SHORT TASK: Leaving out the pictures, retype all the material exactly.

AVAILABLE DATA:

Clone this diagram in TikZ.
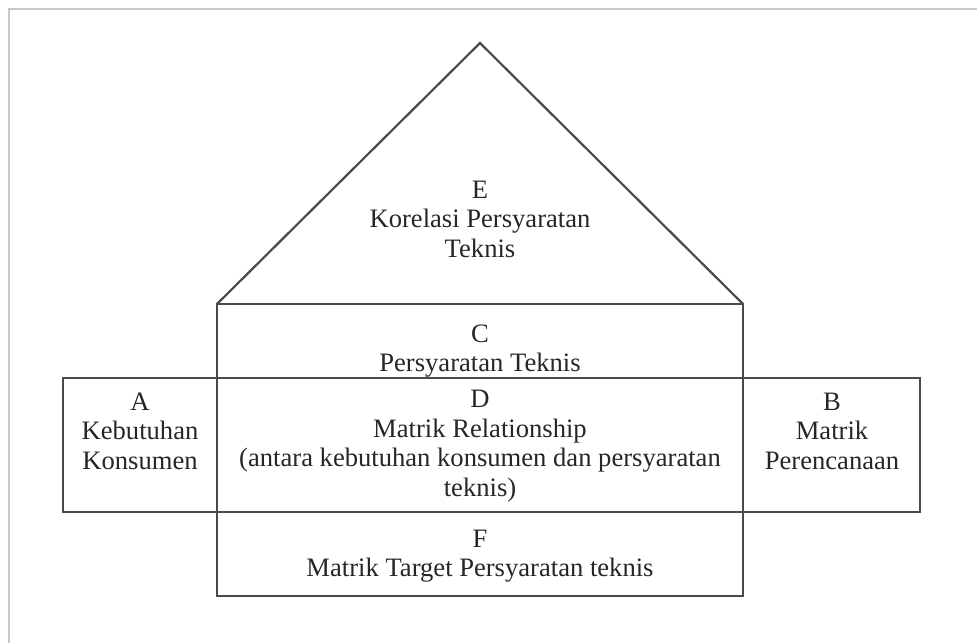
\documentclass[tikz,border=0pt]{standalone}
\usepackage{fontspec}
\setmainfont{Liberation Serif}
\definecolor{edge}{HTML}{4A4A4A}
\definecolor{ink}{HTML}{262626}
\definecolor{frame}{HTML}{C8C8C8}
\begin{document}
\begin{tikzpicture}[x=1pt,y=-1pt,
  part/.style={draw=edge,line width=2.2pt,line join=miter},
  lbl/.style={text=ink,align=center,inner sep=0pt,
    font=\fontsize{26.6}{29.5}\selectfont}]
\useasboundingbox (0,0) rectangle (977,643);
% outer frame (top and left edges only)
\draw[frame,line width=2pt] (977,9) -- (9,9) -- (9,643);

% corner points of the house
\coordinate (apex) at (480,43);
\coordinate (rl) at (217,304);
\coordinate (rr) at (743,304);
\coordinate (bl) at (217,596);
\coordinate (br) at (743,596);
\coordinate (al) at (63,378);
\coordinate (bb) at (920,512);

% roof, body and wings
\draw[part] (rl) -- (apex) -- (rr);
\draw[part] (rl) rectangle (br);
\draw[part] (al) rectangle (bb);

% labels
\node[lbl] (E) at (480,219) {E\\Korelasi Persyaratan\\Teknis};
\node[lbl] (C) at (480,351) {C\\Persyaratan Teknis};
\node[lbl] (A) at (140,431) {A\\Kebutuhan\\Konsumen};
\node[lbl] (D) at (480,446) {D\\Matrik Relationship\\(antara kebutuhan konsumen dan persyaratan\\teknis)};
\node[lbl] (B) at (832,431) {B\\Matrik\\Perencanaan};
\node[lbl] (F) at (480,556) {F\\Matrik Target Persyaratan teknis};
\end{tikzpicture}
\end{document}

RESPONSE BELOW:
Clone this diagram in TikZ.
\documentclass[tikz,border=0pt]{standalone}
\usepackage{fontspec}
\setmainfont{Liberation Serif}
\definecolor{edge}{HTML}{4A4A4A}
\definecolor{ink}{HTML}{262626}
\definecolor{frame}{HTML}{C8C8C8}
\begin{document}
\begin{tikzpicture}[x=1pt,y=-1pt,
  part/.style={draw=edge,line width=2.2pt,line join=miter},
  lbl/.style={text=ink,align=center,inner sep=0pt,
    font=\fontsize{26.6}{29.5}\selectfont}]
\useasboundingbox (0,0) rectangle (977,643);
% outer frame (top and left edges only)
\draw[frame,line width=2pt] (977,9) -- (9,9) -- (9,643);

% corner points of the house
\coordinate (apex) at (480,43);
\coordinate (rl) at (217,304);
\coordinate (rr) at (743,304);
\coordinate (bl) at (217,596);
\coordinate (br) at (743,596);
\coordinate (al) at (63,378);
\coordinate (bb) at (920,512);

% roof, body and wings
\draw[part] (rl) -- (apex) -- (rr);
\draw[part] (rl) rectangle (br);
\draw[part] (al) rectangle (bb);

% labels
\node[lbl] (E) at (480,219) {E\\Korelasi Persyaratan\\Teknis};
\node[lbl] (C) at (480,351) {C\\Persyaratan Teknis};
\node[lbl] (A) at (140,431) {A\\Kebutuhan\\Konsumen};
\node[lbl] (D) at (480,446) {D\\Matrik Relationship\\(antara kebutuhan konsumen dan persyaratan\\teknis)};
\node[lbl] (B) at (832,431) {B\\Matrik\\Perencanaan};
\node[lbl] (F) at (480,556) {F\\Matrik Target Persyaratan teknis};
\end{tikzpicture}
\end{document}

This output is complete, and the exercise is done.